--- START OF Information shown ---

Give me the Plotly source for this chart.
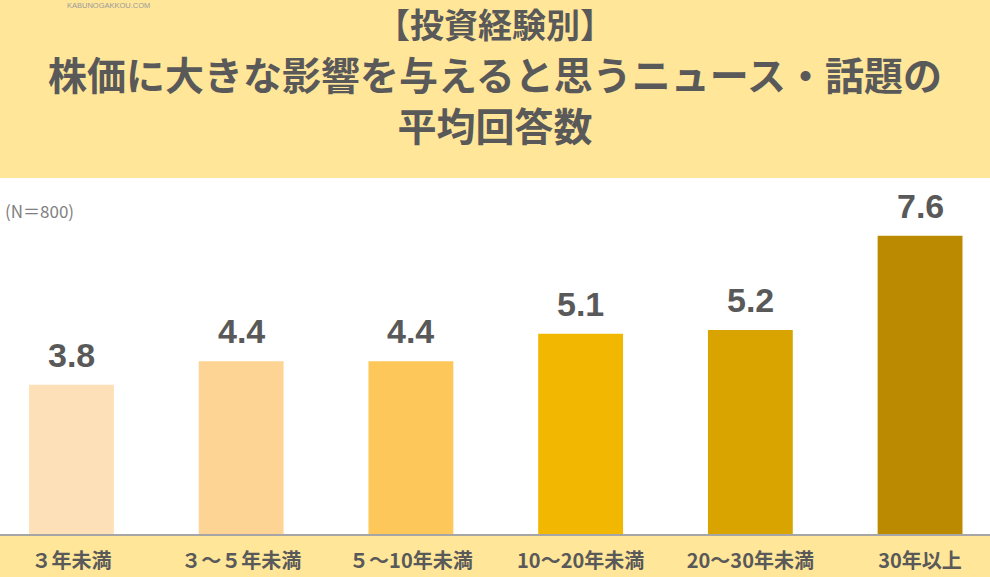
import plotly.graph_objects as go

# categories and values
categories = ["３年未満", "３～５年未満", "５～10年未満", "10～20年未満", "20～30年未満", "30年以上"]
values = [3.8, 4.4, 4.4, 5.1, 5.2, 7.6]
bar_colors = ["#FEE0B8", "#FDD494", "#FEC75A", "#F2B700", "#D9A300", "#BB8A00"]

title_lines = ["【投資経験別】", "株価に大きな影響を与えると思うニュース・話題の", "平均回答数"]
note = "(N＝800)"
watermark = "KABUNOGAKKOU.COM"

W, H = 990, 577
TOP, BOTTOM = 178, 43
JP = "Noto Sans CJK JP"
TEXT = "#595959"


def py(pixel):
    # pixel row -> paper y coordinate (plot area spans TOP..H-BOTTOM)
    return (H - BOTTOM - pixel) / (H - TOP - BOTTOM)


fig = go.Figure()
fig.add_trace(go.Bar(
    x=categories, y=values,
    marker=dict(color=bar_colors, line=dict(width=0)),
    width=0.5, hoverinfo="x+y",
))

annotations = []
for c, v in zip(categories, values):
    annotations.append(dict(
        x=c, y=v, xref="x", yref="y", text=f"{v:.1f}", showarrow=False,
        yanchor="bottom", yshift=9,
        font=dict(family="Liberation Sans, Arial", size=34, color=TEXT, weight="bold"),
    ))

# title: small first line, then the two big lines as one block
annotations.append(dict(
    x=0.5, y=py(24), xref="paper", yref="paper", text=title_lines[0], showarrow=False,
    xanchor="center", yanchor="middle",
    font=dict(family=JP, size=34, color=TEXT, weight="bold"),
))
annotations.append(dict(
    x=0.5, y=py(98.5), xref="paper", yref="paper", text="<br>".join(title_lines[1:]),
    showarrow=False, xanchor="center", yanchor="middle", align="center",
    font=dict(family=JP, size=39, color=TEXT, weight="bold"),
))

annotations.append(dict(
    x=3 / W, y=py(210), xref="paper", yref="paper", text=note, showarrow=False,
    xanchor="left", yanchor="middle",
    font=dict(family=JP, size=17, color="#7F7F7F"),
))
annotations.append(dict(
    x=65 / W, y=py(5), xref="paper", yref="paper", text=watermark, showarrow=False,
    xanchor="left", yanchor="middle",
    font=dict(family="Liberation Sans, Arial", size=7.5, color="#9A9A9A"),
))

fig.update_layout(
    width=W, height=H,
    margin=dict(l=0, r=0, t=TOP, b=BOTTOM, pad=0),
    paper_bgcolor="#FFE699",
    plot_bgcolor="#FFFFFF",
    showlegend=False,
    annotations=annotations,
    bargap=0.5,
)
fig.update_xaxes(
    range=[-0.421, 5.412],
    showline=True, linecolor="#A6A6A6", linewidth=2,
    showgrid=False, ticks="", ticklabelstandoff=8,
    tickfont=dict(family=JP, size=20, color=TEXT, weight="bold"),
    fixedrange=True,
)
fig.update_yaxes(
    range=[0, 9.07], visible=False, showgrid=False, zeroline=False, fixedrange=True,
)

# the page's default body margin would shift the figure off the window edges
fig.write_html(
    "out.html",
    config={"displayModeBar": False},
    post_script="document.body.style.margin='0';document.body.style.overflow='hidden';",
)
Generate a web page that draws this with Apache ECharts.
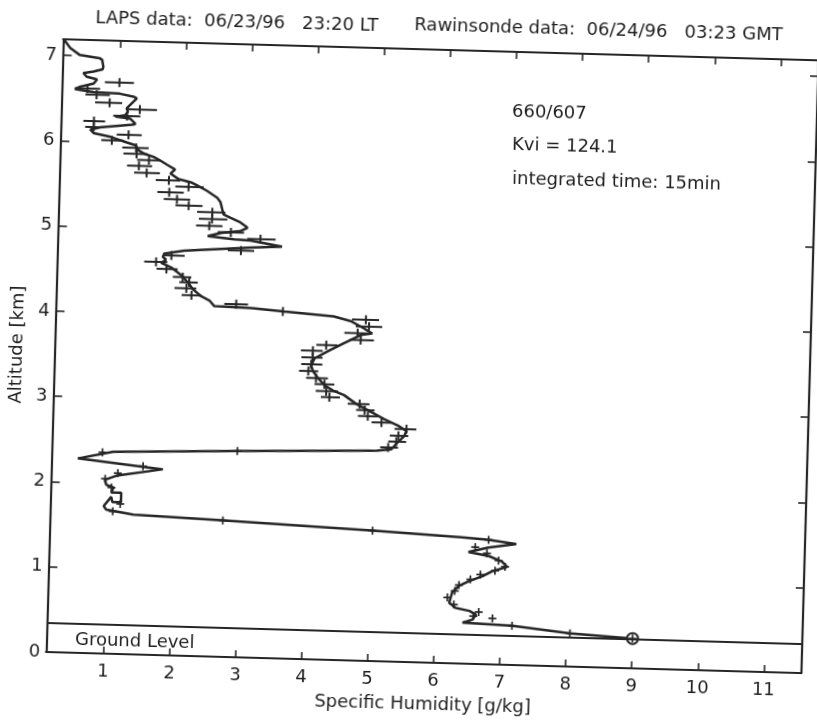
<!DOCTYPE html>
<html><head><meta charset="utf-8">
<script src="https://cdn.jsdelivr.net/npm/echarts@6/dist/echarts.min.js"></script>
<style>
html,body{margin:0;padding:0;background:#fff;overflow:hidden}
#chart{width:817px;height:720px;transform:rotate(1.6deg);transform-origin:408.5px 360px;background:#fff}
</style></head><body><div id="chart"></div>
<script>
// ---- data (Specific humidity g/kg vs altitude km) ----
const rawHum = [0.14,0.24,0.39,0.69,0.73,0.75,0.74,0.60,0.45,0.50,0.66,0.61,0.41,0.33,0.61,1.01,1.22,1.27,1.17,1.12,1.14,1.10,0.95,1.18,1.26,1.21,0.73,0.58,0.63,0.89,1.14,1.27,1.32,1.42,1.55,1.65,1.76,1.88,1.81,1.93,2.14,2.22,2.37,2.53,2.58,2.63,2.74,2.89,3.00,2.90,2.60,2.40,2.80,3.05,3.53,3.06,2.05,1.75,1.73,1.78,1.71,1.86,2.02,2.12,2.20,2.33,2.46,2.53,3.09,3.59,4.34,4.60,4.80,4.93,4.76,4.49,4.27,4.07,4.02,4.05,4.13,4.23,4.36,4.53,4.72,4.90,5.15,5.36,5.49,5.46,5.37,5.27,5.05,2.94,1.06,0.53,1.82,1.12,0.95,0.97,1.08,1.05,1.20,1.20,1.07,1.05,0.94,0.98,1.39,2.75,5.02,6.37,6.78,7.20,6.78,6.48,6.79,6.99,7.07,6.84,6.70,6.50,6.35,6.25,6.21,6.31,6.52,6.62,6.57,6.42,7.17,8.05,9.00];
const rawAlt = [7.19,7.09,7.01,6.98,6.96,6.88,6.85,6.82,6.80,6.76,6.73,6.68,6.64,6.61,6.58,6.57,6.54,6.52,6.44,6.40,6.36,6.32,6.30,6.28,6.22,6.21,6.17,6.14,6.10,6.06,6.00,5.97,5.91,5.87,5.84,5.80,5.75,5.70,5.65,5.59,5.55,5.52,5.46,5.38,5.33,5.19,5.15,5.10,5.04,5.00,4.97,4.93,4.90,4.89,4.83,4.81,4.75,4.71,4.67,4.64,4.60,4.55,4.46,4.38,4.30,4.22,4.17,4.11,4.10,4.07,4.03,3.98,3.90,3.84,3.82,3.71,3.62,3.53,3.45,3.38,3.30,3.22,3.16,3.11,3.01,2.94,2.84,2.77,2.71,2.65,2.58,2.49,2.47,2.42,2.37,2.28,2.18,2.09,2.04,1.98,1.95,1.89,1.89,1.78,1.78,1.84,1.73,1.69,1.64,1.60,1.53,1.48,1.46,1.42,1.37,1.31,1.27,1.21,1.15,1.09,1.03,0.97,0.91,0.83,0.71,0.65,0.62,0.58,0.52,0.48,0.46,0.39,0.35];

const lapsHum = [1.00,0.52,0.66,0.86,1.32,1.13,0.63,0.63,1.16,0.91,1.28,1.29,1.48,1.33,1.45,1.79,2.09,1.80,1.92,2.10,2.46,2.46,2.42,2.75,3.20,2.91,1.86,1.63,1.79,2.04,2.14,2.10,2.18,2.86,3.57,4.83,4.88,4.71,4.76,4.24,4.04,4.04,4.02,3.98,4.10,4.23,4.26,4.31,4.77,4.85,4.90,5.11,5.49,5.37,5.34,5.22];
const lapsAlt = [6.70,6.62,6.55,6.46,6.39,6.31,6.24,6.17,6.09,6.02,5.94,5.87,5.80,5.73,5.65,5.57,5.50,5.43,5.35,5.28,5.21,5.13,5.05,4.98,4.91,4.77,4.69,4.61,4.53,4.44,4.38,4.31,4.23,4.14,4.07,4.00,3.92,3.84,3.76,3.69,3.62,3.54,3.46,3.38,3.30,3.23,3.15,3.08,3.01,2.94,2.87,2.80,2.73,2.65,2.58,2.51];
const lapsLo  = [0.78,0.33,0.49,0.64,1.12,0.92,0.47,0.50,0.98,0.75,1.07,1.09,1.30,1.15,1.26,1.59,1.89,1.62,1.72,1.90,2.23,2.26,2.22,2.55,3.00,2.71,1.73,1.45,1.64,1.89,1.99,1.92,2.03,2.68,3.52,4.62,4.68,4.51,4.59,4.09,3.86,3.87,3.87,3.84,3.95,4.08,4.10,4.18,4.59,4.72,4.75,4.96,5.31,5.24,5.22,5.10];
const lapsHi  = [1.22,0.71,0.86,1.05,1.58,1.33,0.80,0.78,1.36,1.09,1.47,1.45,1.65,1.53,1.65,1.96,2.32,2.02,2.12,2.31,2.66,2.69,2.62,2.95,3.43,3.11,2.06,1.80,1.96,2.17,2.27,2.25,2.33,3.04,3.62,5.03,5.08,4.86,4.96,4.41,4.19,4.19,4.19,4.13,4.28,4.38,4.44,4.47,4.92,5.00,5.05,5.26,5.64,5.52,5.49,5.37];

// LAPS points with very small error bars (drawn as plain crosses)
const smallHum = [0.90,2.94,1.52,1.14,0.95,1.05,1.19,1.08,2.75,5.02,6.78,6.58,6.76,6.94,7.04,6.89,6.67,6.52,6.35,6.29,6.18,6.28,6.66,6.58,6.87,7.17,8.05,9.00];
const smallAlt = [2.36,2.42,2.21,2.12,2.05,1.95,1.76,1.67,1.60,1.53,1.46,1.37,1.30,1.22,1.15,1.10,1.05,0.99,0.92,0.85,0.77,0.69,0.61,0.56,0.54,0.46,0.39,0.35];

const surfaceHum = [9.00];
const surfaceAlt = [0.35];
const groundLevel = 0.345;

const xTicks = [1,2,3,4,5,6,7,8,9,10,11];
const yTicks = [0,1,2,3,4,5,6,7];
const xRange = [0.13, 11.57];
const yRange = [0, 7.19];

const titleLeft = 'LAPS data:  06/23/96   23:20 LT';
const titleRight = 'Rawinsonde data:  06/24/96   03:23 GMT';
const noteLines = ['660/607', 'Kvi = 124.1', 'integrated time: 15min'];
const groundText = 'Ground Level';
const xName = 'Specific Humidity [g/kg]';
const yName = 'Altitude [km]';

// ---- chart ----
const FONT = 'DejaVu Sans';
const INK = '#1e1e1e';
const LINE = '#262626';

function errCross(params, api) {
  const y = api.value(1);
  const c = api.coord([api.value(0), y]);
  const l = api.coord([api.value(2), y]);
  const r = api.coord([api.value(3), y]);
  const st = {stroke: LINE, lineWidth: 2};
  return {type: 'group', children: [
    {type: 'line', shape: {x1: l[0], y1: l[1], x2: r[0], y2: r[1]}, style: st},
    {type: 'line', shape: {x1: c[0], y1: c[1] - 4.5, x2: c[0], y2: c[1] + 4.5}, style: st}
  ]};
}
function plainCross(params, api) {
  const c = api.coord([api.value(0), api.value(1)]);
  const st = {stroke: LINE, lineWidth: 1.7};
  return {type: 'group', children: [
    {type: 'line', shape: {x1: c[0] - 4, y1: c[1], x2: c[0] + 4, y2: c[1]}, style: st},
    {type: 'line', shape: {x1: c[0], y1: c[1] - 4, x2: c[0], y2: c[1] + 4}, style: st}
  ]};
}

const axisLine = {show: true, onZero: false, lineStyle: {color: LINE, width: 2.2}};
const tickStyle = {color: LINE, width: 1.6};
const labelStyle = {fontFamily: FONT, fontSize: 18, color: INK};

const chart = echarts.init(document.getElementById('chart'));
chart.setOption({
  backgroundColor: '#fff',
  animation: false,
  grid: {left: 51, top: 49, width: 759, height: 613},
  xAxis: [
    {type: 'value', position: 'bottom', min: xRange[0], max: xRange[1],
     name: xName, nameLocation: 'middle', nameGap: 33,
     nameTextStyle: {fontFamily: FONT, fontSize: 18, color: INK},
     axisLine: axisLine,
     axisTick: {show: true, inside: true, length: 7, customValues: xTicks, lineStyle: tickStyle},
     axisLabel: Object.assign({customValues: xTicks, margin: 9}, labelStyle),
     splitLine: {show: false}},
    {type: 'value', position: 'top', min: xRange[0], max: xRange[1],
     axisLine: axisLine,
     axisTick: {show: true, inside: true, length: 7, customValues: xTicks, lineStyle: tickStyle},
     axisLabel: {show: false}, splitLine: {show: false}}
  ],
  yAxis: [
    {type: 'value', position: 'left', min: yRange[0], max: yRange[1],
     name: yName, nameLocation: 'middle', nameGap: 19,
     nameTextStyle: {fontFamily: FONT, fontSize: 18, color: INK},
     axisLine: axisLine,
     axisTick: {show: true, inside: true, length: 9, customValues: yTicks, lineStyle: tickStyle},
     axisLabel: Object.assign({customValues: yTicks, margin: 6, padding: [6, 0, 0, 0]}, labelStyle),
     splitLine: {show: false}},
    {type: 'value', position: 'right', min: yRange[0], max: yRange[1],
     axisLine: axisLine,
     axisTick: {show: true, inside: true, length: 8, customValues: yTicks, lineStyle: tickStyle},
     axisLabel: {show: false}, splitLine: {show: false}}
  ],
  graphic: [
    {type: 'text', left: 86, top: 18, style: {text: titleLeft, font: '18px "DejaVu Sans"', fill: INK}},
    {type: 'text', left: 405, top: 16, style: {text: titleRight, font: '18px "DejaVu Sans"', fill: INK}},
    {type: 'text', left: 505, top: 100, style: {text: noteLines[0], font: '18px "DejaVu Sans"', fill: INK}},
    {type: 'text', left: 506, top: 133, style: {text: noteLines[1], font: '18px "DejaVu Sans"', fill: INK}},
    {type: 'text', left: 507, top: 167, style: {text: noteLines[2], font: '18px "DejaVu Sans"', fill: INK}},
    {type: 'text', left: 83, top: 640, style: {text: groundText, font: '18px "DejaVu Sans"', fill: INK}}
  ],
  series: [
    {type: 'line', name: 'Rawinsonde', data: rawHum.map((h, i) => [h, rawAlt[i]]),
     showSymbol: false, symbol: 'none', lineStyle: {color: LINE, width: 2.5}, z: 3,
     markLine: {silent: true, symbol: 'none', label: {show: false},
       lineStyle: {color: LINE, width: 2.2, type: 'solid'},
       data: [{yAxis: groundLevel}]}},
    {type: 'scatter', name: 'Surface', data: surfaceHum.map((h, i) => [h, surfaceAlt[i]]),
     symbol: 'emptyCircle', symbolSize: 11,
     itemStyle: {color: LINE, borderColor: LINE, borderWidth: 1.6, opacity: 1}, z: 4},
    {type: 'custom', name: 'LAPS', renderItem: errCross,
     encode: {x: [0, 2, 3], y: 1},
     data: lapsHum.map((h, i) => [h, lapsAlt[i], lapsLo[i], lapsHi[i]]), z: 5},
    {type: 'custom', name: 'LAPS small', renderItem: plainCross,
     encode: {x: 0, y: 1},
     data: smallHum.map((h, i) => [h, smallAlt[i]]), z: 5}
  ]
});
</script></body></html>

--- END OF Information shown ---

Exercise objective :: Filter the records above and return every line that holds the word "page".

The solution ::
# the page's default body margin would shift the figure off the window edges
Generate a web page that draws this with Apache ECharts.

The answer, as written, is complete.